Infill housing | The addition of new housing units to existing neighbourhoods is an important part of the City's overall strategy to combat the impacts of urban sprawl and increase the supply of more attainable "missing middle" housing in Kelowna. 

Completed work to date

2023 Housing Needs Assessment | Following the Housing Wheelhouse framework, the 2023 Housing Needs Assessment identifies Kelowna's housing needs in the short and long term. This assessment was completed using technical analysis and community input, connecting with different groups, including those most impacted by housing shortages, service providers, Indigenous communities, and private sector organizations.

2017 Housing Needs Assessment |  Guided by the Housing Wheelhouse framework, the 2017 assessment painted a picture of Kelowna both in the short‐term and long‐term (2040) in order to understand what our housing needs are today and how they may shift over time. 

Rental Housing Inventory | On Aug. 26, 2019, City staff presented Council with an overview of the Rental Housing Inventory, which was one of the 19 recommended actions identified within the Healthy Housing Strategy’s key directions. 

Rental Housing Grant Program Update | In 2019, the Rental Housing Grant Program, which works to reduce the cost of developing affordable, purpose-built rental housing, saw several updates including a shift focus to non-market long-term rental projects. In addition, the program received an additional annual budget of $60,000 per year for 2019-2022.
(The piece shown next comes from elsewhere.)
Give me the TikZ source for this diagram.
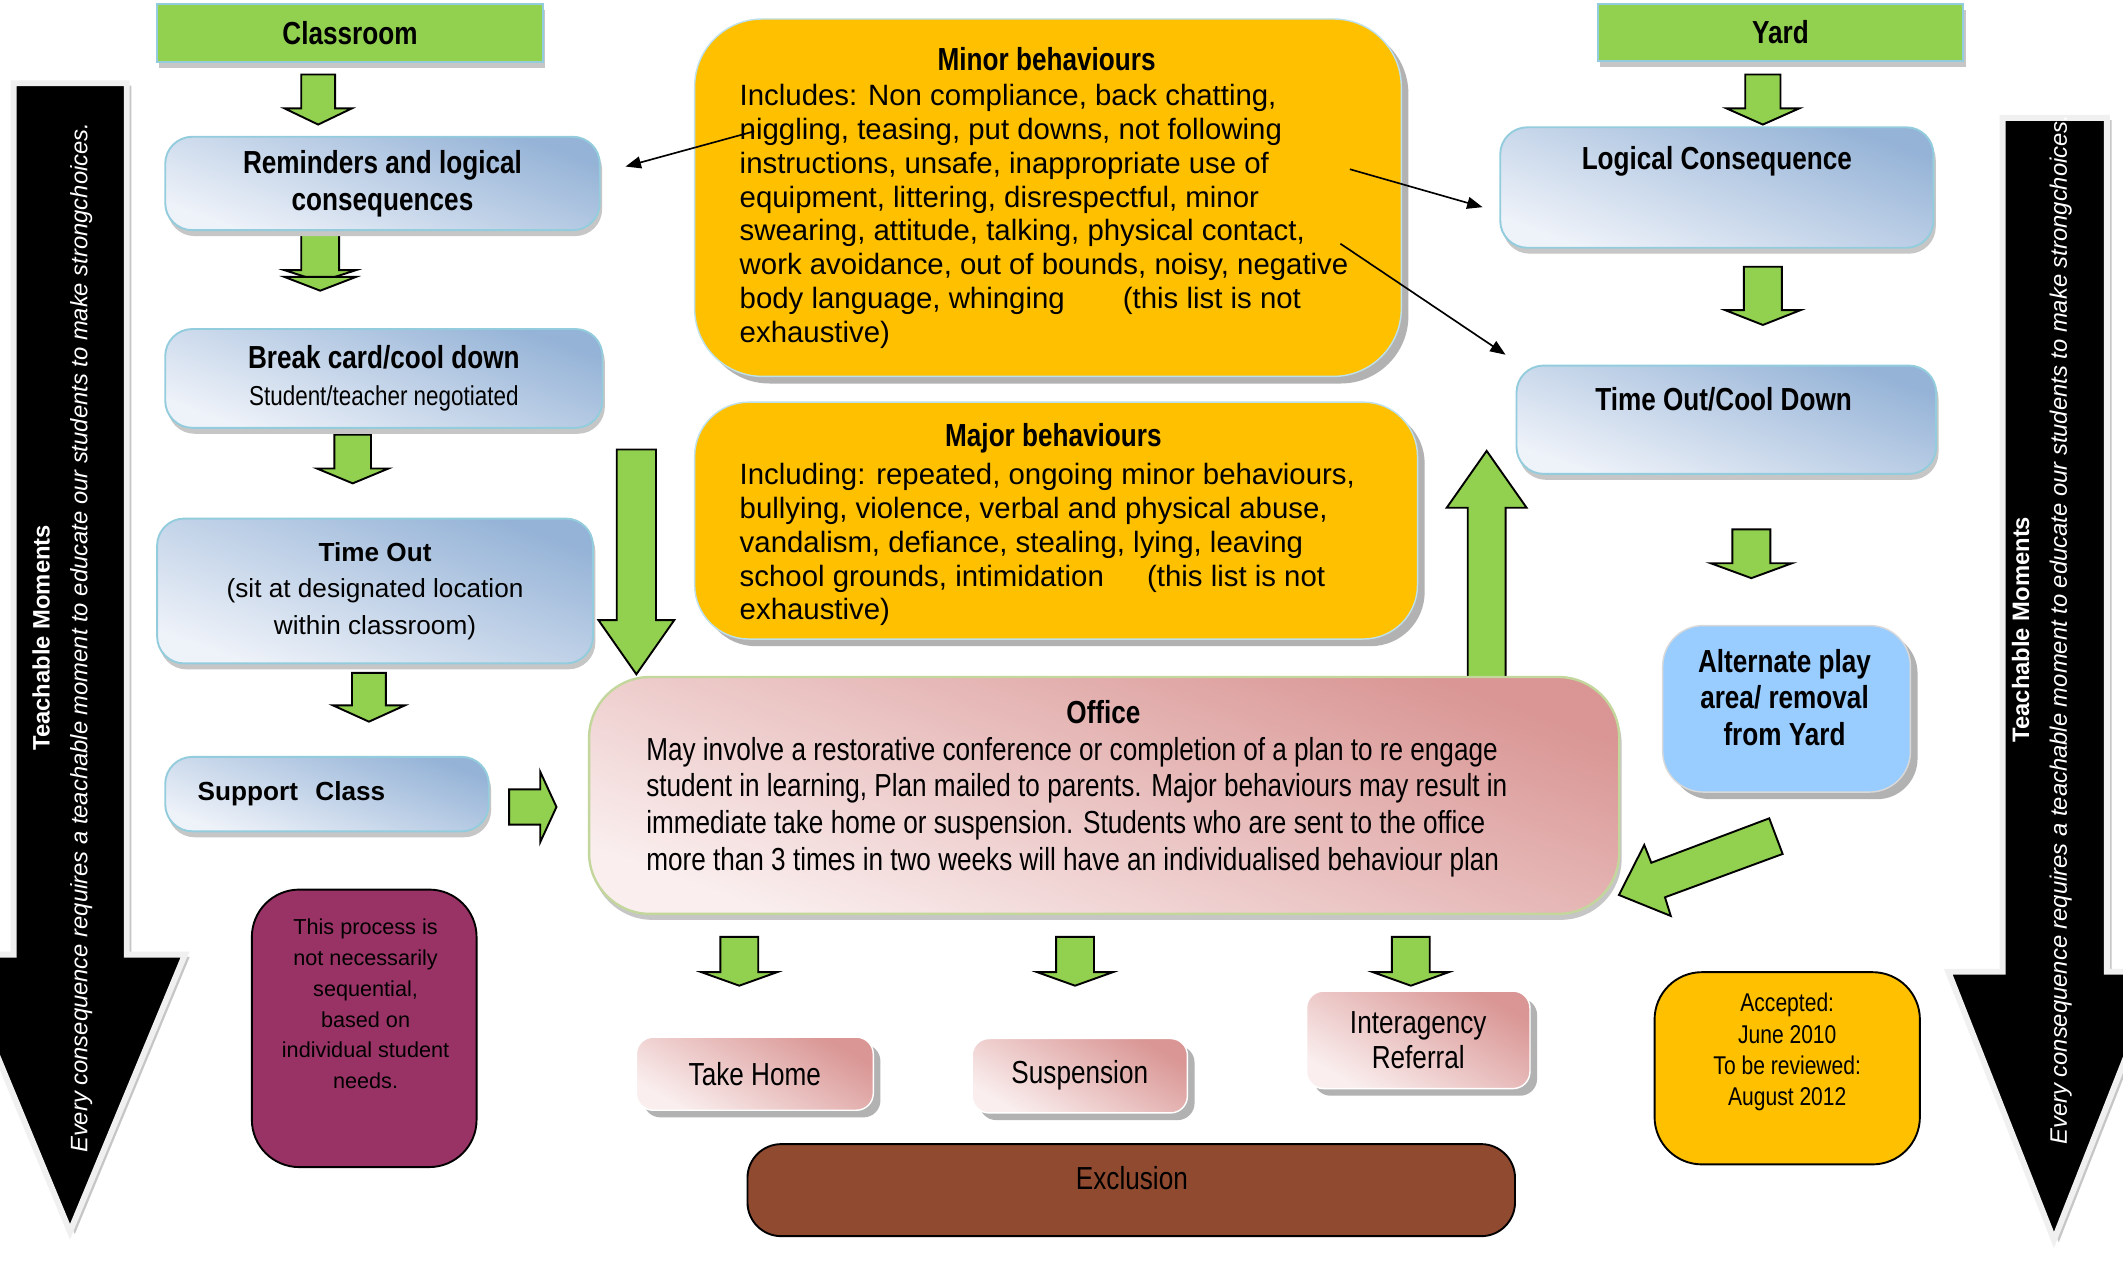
\documentclass[tikz,border=0pt]{standalone}
\usepackage{fontspec}
\setmainfont{Liberation Sans}
\newfontfamily\narrowfont{Liberation Sans}[FakeStretch=0.82]
\usetikzlibrary{positioning, arrows.meta, shadows}

\definecolor{leafgreen}{HTML}{92D050}
\definecolor{amber}{HTML}{FFC000}
\definecolor{steelblue}{HTML}{95B3D7}
\definecolor{paleblue}{HTML}{EEF2F9}
\definecolor{aquaedge}{HTML}{93CDDD}
\definecolor{rosedark}{HTML}{D99694}
\definecolor{roselight}{HTML}{FAEEEE}
\definecolor{sageedge}{HTML}{C3D69B}
\definecolor{plum}{HTML}{993366}
\definecolor{brick}{HTML}{904A30}
\definecolor{skyblue}{HTML}{99CCFF}

% fonts used in the boxes
\newcommand{\fhead}{\narrowfont\bfseries\fontsize{13.4pt}{15.4pt}\selectfont}
\newcommand{\fsub}{\narrowfont\mdseries\fontsize{11.5pt}{14pt}\selectfont}
\newcommand{\fbody}{\narrowfont\fontsize{13.4pt}{14.8pt}\selectfont}
\newcommand{\foffice}{\narrowfont\fontsize{13.4pt}{15.4pt}\selectfont}
\newcommand{\flist}{\fontsize{12.35pt}{14.2pt}\selectfont}
\newcommand{\fplain}{\fontsize{11pt}{15.4pt}\selectfont}
\newcommand{\fnote}{\fontsize{9.1pt}{12.9pt}\selectfont}
\newcommand{\fdate}{\narrowfont\fontsize{10.8pt}{13.1pt}\selectfont}
\newcommand{\fside}{\fontsize{10pt}{15.9pt}\selectfont}

% green block arrows: centre, base, head start, tip, half shaft, half head
\newcommand{\blockdown}[6]{%
  \draw[greenblock] (#1-#5,#2) -- (#1+#5,#2) -- (#1+#5,#3) -- (#1+#6,#3)
    -- (#1,#4) -- (#1-#6,#3) -- (#1-#5,#3) -- cycle;}
\newcommand{\blockright}[6]{%
  \draw[greenblock] (#2,#1-#5) -- (#3,#1-#5) -- (#3,#1-#6) -- (#4,#1)
    -- (#3,#1+#6) -- (#3,#1+#5) -- (#2,#1+#5) -- cycle;}

\begin{document}
\begin{tikzpicture}[
    x=0.02cm, y=-0.02cm,
    softshadow/.style={drop shadow={shadow xshift=1pt, shadow yshift=-2.5pt, fill=gray!45, opacity=1}},
    hardshadow/.style={drop shadow={shadow xshift=3pt, shadow yshift=-3pt, fill=gray!60, opacity=1}},
    headbox/.style={
        rectangle,
        fill=leafgreen,
        draw=aquaedge,
        line width=0.8pt,
        softshadow,
        font=\fhead
    },
    stepbox/.style={
        rectangle,
        rounded corners=0.4cm,
        draw=aquaedge,
        line width=0.8pt,
        top color=steelblue,
        bottom color=paleblue,
        shading angle=-20,
        softshadow,
        align=center,
        font=\fhead
    },
    behaviourbox/.style={
        rectangle,
        fill=amber,
        draw=aquaedge!60,
        line width=0.6pt,
        hardshadow
    },
    officebox/.style={
        rectangle,
        rounded corners=0.9cm,
        draw=sageedge,
        line width=1pt,
        top color=rosedark,
        bottom color=roselight,
        shading angle=-20,
        softshadow
    },
    outcomebox/.style={
        rectangle,
        rounded corners=0.25cm,
        draw=white,
        line width=0.6pt,
        top color=rosedark,
        bottom color=roselight,
        shading angle=-30,
        hardshadow,
        align=center,
        font=\fbody
    },
    playbox/.style={rectangle, rounded corners=0.6cm, fill=skyblue, draw=gray!30, line width=0.6pt, hardshadow},
    notebox/.style={rectangle, rounded corners=0.7cm, draw=black, line width=0.8pt},
    exclbox/.style={rectangle, rounded corners=0.5cm, fill=brick, draw=black, line width=0.8pt},
    greenblock/.style={fill=leafgreen, draw=black, line width=0.8pt, line join=miter},
    pointer/.style={-{Triangle[length=6.5pt, width=5pt]}, line width=0.7pt},
    teacharrow/.style={
        fill=black,
        draw=gray!12,
        line width=2.5pt,
        line join=miter,
        drop shadow={shadow xshift=2pt, shadow yshift=-1pt, fill=gray!45, opacity=1}
    },
    titletext/.style={inner sep=0pt, font=\fhead},
    listtext/.style={inner sep=0pt, align=left, font=\flist},
    sidetext/.style={inner sep=0pt, align=center, rotate=90, text=white, font=\fside}
]

    \useasboundingbox[fill=white] (0,0) rectangle (1568,933);
    \clip (0,0) rectangle (1568,933);

    % Teachable moments arrows
    \draw[teacharrow] (10,61.5) -- (93.6,61.5) -- (93.6,705) -- (136.6,705)
        -- (51.7,909.7) -- (-33,705) -- (10,705) -- cycle;
    \node[sidetext] (lefttext) at (46,471) {{\bfseries Teachable Moments}\\
        {\itshape Every consequence requires a teachable moment to educate our students to make strongchoices.}};
    \draw[teacharrow] (1479,87) -- (1556,87) -- (1556,717.7) -- (1595,717.7)
        -- (1517,915.8) -- (1439,717.7) -- (1479,717.7) -- cycle;
    \node[sidetext] (righttext) at (1508,465) {{\bfseries Teachable Moments}\\
        {\itshape Every consequence requires a teachable moment to educate our students to make strongchoices.}};

    % Green arrows
    \blockdown{235}{55}{80}{92}{12.5}{25}
    \blockdown{236.5}{172}{199.5}{208}{14}{26.5}
    \draw[greenblock] (210,204.5) -- (263,204.5) -- (236.5,214.7) -- cycle;
    \blockdown{260.5}{321}{346}{357}{13.5}{26.5}
    \blockdown{272.5}{497}{521}{533}{12.5}{26.5}
    \blockdown{470}{332}{458}{498}{14.5}{28}
    \blockright{596}{376}{399}{411}{13}{26}
    \blockdown{1302}{55}{80}{92}{13}{27}
    \blockdown{1302}{197}{229}{240}{14}{28}
    \blockdown{1293.5}{391}{416}{427}{14}{30}
    \blockdown{1098}{500}{375}{333}{14}{29.5}
    \blockdown{546}{692}{718}{728}{14}{28}
    \blockdown{794}{692}{718}{728}{14}{28}
    \blockdown{1042}{692}{718}{728}{14}{28}

    % Headers
    \node[headbox, minimum width=5.7cm, minimum height=0.86cm] (classroom) at (258.5,24.5) {Classroom};
    \node[headbox, minimum width=5.4cm, minimum height=0.84cm] (yard) at (1315,24) {Yard};

    % Classroom steps
    \node[stepbox, minimum width=6.42cm, minimum height=1.38cm] (remind) at (282.5,135.5) {Reminders and logical\\consequences};
    \node[stepbox, minimum width=6.46cm, minimum height=1.46cm] (breakcard) at (283.5,279.5) {Break card/cool down\\{\fsub Student/teacher negotiated}};
    \node[stepbox, minimum width=6.44cm, minimum height=2.14cm, font=\fplain] (timeout) at (277,436.5) {{\bfseries Time Out}\\(sit at designated location\\within classroom)};
    \node[stepbox, minimum width=4.78cm, minimum height=1.1cm, font=\fplain\bfseries, align=left, text width=3.82cm, inner xsep=0.48cm] (support) at (241.5,586.5) {Support\ \ Class};

    % Yard steps
    \node[stepbox, minimum width=6.4cm, minimum height=1.78cm] (logic) at (1268,138.5) {};
    \node[titletext] (logictext) at (1268,119) {Logical Consequence};
    \node[stepbox, minimum width=6.2cm, minimum height=1.6cm] (cooldown) at (1275,310) {};
    \node[titletext] (cooltext) at (1273,295) {Time Out/Cool Down};
    \node[playbox, minimum width=3.66cm, minimum height=2.46cm] (altplay) at (1319.5,523.5) {};
    \node[titletext, align=center] (alttext) at (1318,515) {Alternate play\\area/ removal\\from Yard};

    % Behaviour lists
    \node[behaviourbox, rounded corners=1cm, minimum width=10.44cm, minimum height=5.28cm] (minor) at (774,146) {};
    \node[titletext] (minortitle) at (773,44) {Minor behaviours};
    \node[listtext, anchor=north west] (minorlist) at (546,62) {Includes: Non compliance, back chatting,\\
        niggling, teasing, put downs, not following\\
        instructions, unsafe, inappropriate use of\\
        equipment, littering, disrespectful, minor\\
        swearing, attitude, talking, physical contact,\\
        work avoidance, out of bounds, noisy, negative\\
        body language, whinging\hspace{0.86cm}(this list is not\\
        exhaustive)};
    \node[behaviourbox, rounded corners=0.8cm, minimum width=10.68cm, minimum height=3.5cm] (major) at (780,384.5) {};
    \node[titletext] (majortitle) at (778,324) {Major behaviours};
    \node[listtext, anchor=north west] (majorlist) at (546,342) {Including: repeated, ongoing minor behaviours,\\
        bullying, violence, verbal and physical abuse,\\
        vandalism, defiance, stealing, lying, leaving\\
        school grounds, intimidation\hspace{0.64cm}(this list is not\\
        exhaustive)};

    % Office and what can follow
    \node[officebox, minimum width=15.22cm, minimum height=3.5cm] (office) at (815.5,587.5) {};
    \node[titletext] (officetitle) at (815,526) {Office};
    \node[listtext, font=\foffice, anchor=north west] (officelist) at (477,544) {May involve a restorative conference or completion of a plan to re engage\\
        student in learning, Plan mailed to parents. Major behaviours may result in\\
        immediate take home or suspension. Students who are sent to the office\\
        more than 3 times in two weeks will have an individualised behaviour plan};
    \draw[greenblock] (1306.7,604.4) -- (1316.6,630.7) -- (1229.7,662.7) -- (1234,676.5)
        -- (1195.7,661) -- (1214.4,624.1) -- (1219.6,637.2) -- cycle;
    \node[outcomebox, minimum width=3.5cm, minimum height=1.08cm] (takehome) at (557.5,793) {Take Home};
    \node[outcomebox, minimum width=3.18cm, minimum height=1.1cm] (suspension) at (797.5,794.5) {Suspension};
    \node[outcomebox, minimum width=3.3cm, minimum height=1.44cm] (interagency) at (1047.5,768) {Interagency\\Referral};
    \node[exclbox, minimum width=11.34cm, minimum height=1.36cm] (exclusion) at (835.5,879) {};
    \node[inner sep=0pt, font=\fbody] (excltext) at (836,870) {Exclusion};

    % Side notes
    \node[notebox, fill=plum, minimum width=3.32cm, minimum height=4.1cm] (process) at (269,759.5) {};
    \node[inner sep=0pt, align=center, font=\fnote] (processtext) at (270,741.5) {This process is\\not necessarily\\sequential,\\based on\\individual student\\needs.};
    \node[notebox, fill=amber, minimum width=3.92cm, minimum height=2.84cm] (accepted) at (1320,789) {};
    \node[inner sep=0pt, align=center, font=\fdate] (acceptedtext) at (1320,777) {Accepted:\\June 2010\\To be reviewed:\\August 2012};

    % Pointers from the minor list
    \coordinate (minorleft) at (557,97);
    \coordinate (remindin) at (462,123);
    \coordinate (minorright) at (997,125);
    \coordinate (logicin) at (1095,153);
    \coordinate (minorlow) at (990,180);
    \coordinate (coolin) at (1112,262);
    \draw[pointer] (minorleft) -- (remindin);
    \draw[pointer] (minorright) -- (logicin);
    \draw[pointer] (minorlow) -- (coolin);

\end{tikzpicture}
\end{document}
Affordable Housing Land Acquisition Strategy (AHLAS) |  The development of an AHLAS was identified as a high-impact action to improve long-term housing affordability in Kelowna. An implementation activity of the Healthy Housing Strategy, the AHLAS is focused on providing land for affordable rental housing.

Annual Housing Report

The City’s Annual Housing Report summarizes key data and statistics related to the ownership market and long-term rental housing market for the previous year. This research-oriented report provides an opportunity to understand how the rental housing and ownership markets are performing in relation to key targets identified in the City’s Healthy Housing Strategy.